Playwright: Mary Anne Butler
Year: 2015
Type: Play
Edition: Brown's Mart Theatre, 2015. Currency (forthcoming) 2015

Synopsis

Broken entwines three disparate lives as they shatter across a single fateful night in the heart of Australia's desert country. 

Midnight. Central desert. A Troop-Carrier rolls through the bush, trapping its sole occupant- Ash- upside-down, inside the car. Ham- a local SES volunteer- comes across the accident. He CBs into Alice Springs for an ambulance and goes into emergency response: cutting Ash loose from the car, stabilising her, administering CPR.

In a house on a rural block outside Alice Springs, Mia is gripped by grinding stomach cramps; enough to bring a woman to her knees. She's alone way out here, trying to hang on to the tiny life growing inside her.

Ash finally gasps her way back to life- broken, but intact. Ham waits for the ambulance to arrive and does what he's trained to do: bandages her bleeding head, splints her broken leg, lights a fire to ward off the night. He keeps her talking, cracks bad jokes, takes her mind off herself. Makes her feel warm, and safe.

Mia hangs on to her baby with everything she's got. If her husband were here, he'd know how to help. He's trained for it. But he's not here. And she has no idea where he is.

As a single fraught night unfolds, time shifts on its axis and three worlds collide: from the past to the present, and back again- scattering broken pieces of empty along the way.

Broken wrestles with matters of chance, choice, hope and fate, posing the question: When you find yourself empty, how do you start again? (australianplays.org)

Narrative Locations

A house, Alice Springs region, Northern Territory  

Temporal setting: 2015

Location notes:

Ash and Ham's home on a rural block is a fair drive outside of Alice Springs, and the sense of isolation is painfully clear during Ash's tormented miscarriage. Coordinates given are a rough approximation.

This setting, lonely, isolated and empty in the present day, is contrasted with Ash's memories of first coming to this home with Ham, when it was a place to be shared and cherished. 

Quotes

MIA: Then one morning he tells me to get in the car. 

HAM: Sun bleeds orange-red over the horizon, leaking life back into the world.

 MIA: Won’t tell me where we’re going, says it’s a surprise. 

HAM: The road sings straight and true before me. I watch the white lines rushing past, telling their own stories: traffic and life and human hearts traversing across the country... 

MIA: He drives to this block way out of town… 

HAM: carrying the weight of dreams and hope and chance and choice. 

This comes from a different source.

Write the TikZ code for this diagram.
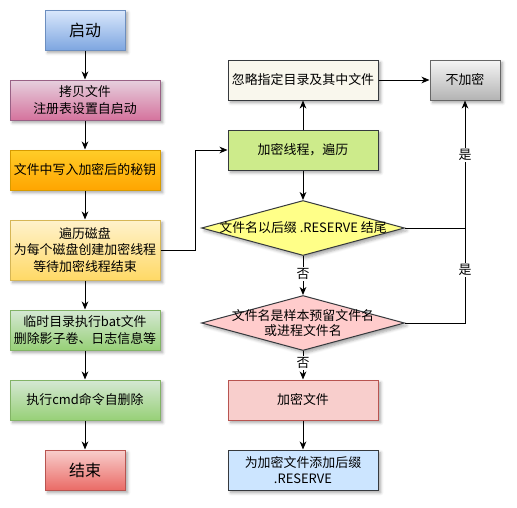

MIA: pops some champagne and asks me how I like my new home.

(p. 32)



Central Desert, MacDonnell, Northern Territory  

Temporal setting: 2015

Location notes:

Ash rolls her car near the side of highway, in the middle of emptiness. Playwright Mary Anne Butler writes in the production script of Broken that this crash takes place in the Central desert near Hermannsburg. Coordinates are approximate. 

A sense of emptiness is at the core of Broken, both in the setting and the characters. The three characters in the play are aching with emptiness, and this is informed by and reflected in the starkness of their surroundings.

Butler says in an interview: "As soon as I came to the NT, the size and scope and power and beauty and danger and tenuousness of this vast, largely unpopulated landscape- Top End, coastal areas, desert- impacted on my work; I guess in part because NT characters now so strongly feature in my work, and they are a product of this environment." (interview with Artback http://www.artbacknt.com.au/index.php/broken-qa-mary-anne-butler/)

Quotes

ASH: The silence. A roo stares in at me through the upside-down night, red-eyed and frightened. Moon outside the windowframe, hanging there all yellow and pocked. 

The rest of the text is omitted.